Nicolas Cage in: Bad Lieutenant: Port of Call New Orleans

Bad Lieutenant: Port of Call New Orleans

Released in 2009 ▪ Review posted March 31, 2014

“Dr. Everything’ll Be Alright

Will make everything go wrong

Pills and thrills and daffodils will kill

Hang tough children, he’s coming!”

Prince, “Let’s Go Crazy”

Bad Lieutenant: Port of Call New Orleans (BL:PoCNO going forward) is the artistic union of two people who are both the same kind of manageable crazy. Look at director Werner Herzog describe the film from his perspective. Now watch Nic Cage’s take. Just like peanut butter and chocolate or reggae and punk rock, Herzog and Cage use their seemingly oppositional forces to collaborate on something that borders on genius.

There’s not much of a plot to BL:PoCNO. It’s a continuation (not a remake) of the idea started in 1992’s Bad Lieutenant. The movie follows around a New Orleans cop (Cage), who, following an injury suffered in the aftermath of Hurricane Katrina, becomes addicted to pain killers, cocaine, heroin, gambling, sex, and himself. Nic’s performance is beautiful. It’s a symphony of Cage’s solipsism.

Herzog films scenes with cameras strapped to the heads of crocodiles. He feels Nic could have gone farther in the scene where he assaults an ailing elderly woman and her caregiver. He snorts heroin and makes men watch as he rapes their dates. This movie is a self-indulgent saga of depravity and I cannot get enough of it. What Cage did in Leaving Las Vegas, artfully portraying an alcoholic struggling with depression, he reinvents in BL:PoCNO. Here he tactlessly portrays a man unrepentant for his weaknesses, struggling to keep the beach ball of addiction hidden under water, out of the sight of anyone who would care to stop him.
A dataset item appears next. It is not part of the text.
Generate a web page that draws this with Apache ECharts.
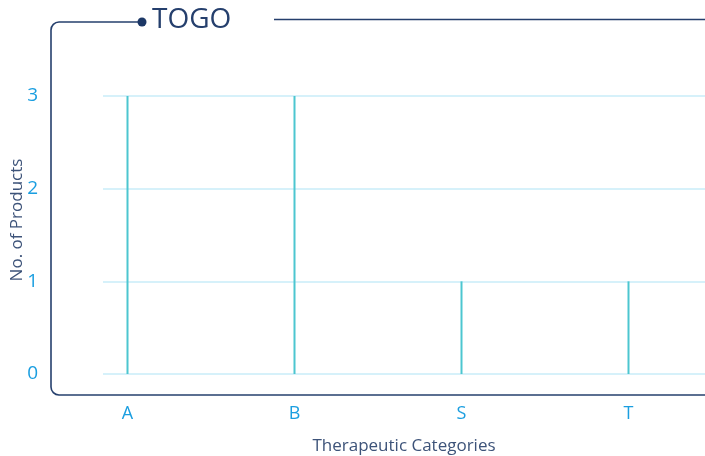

The depravity of his performance is captivating. He smokes and snorts a litany of substances, reacting to each in an individually authentic way. He is supported by an eclectic and perfect cast that includes Brad Douriff, Fat Val Kilmer, Xzibit, Jennifer Coolidge, Fairuza Balk, and the ever lovely Eva Mendes in the best role of her career.

There isn’t much more to say about BL:PoCNO. It’s like trying to parse Fear and Loathing in Las Vegas, but if the main character didn’t have to share the screen as much. This is the opposite of Moonstruck. All involved are actively and generously supporting Cage.

If you watch only one of the thirty movies reviewed so far, let it be BL:PoCNO. This is Cage at his finest and if you don’t like it, you probably don’t like him.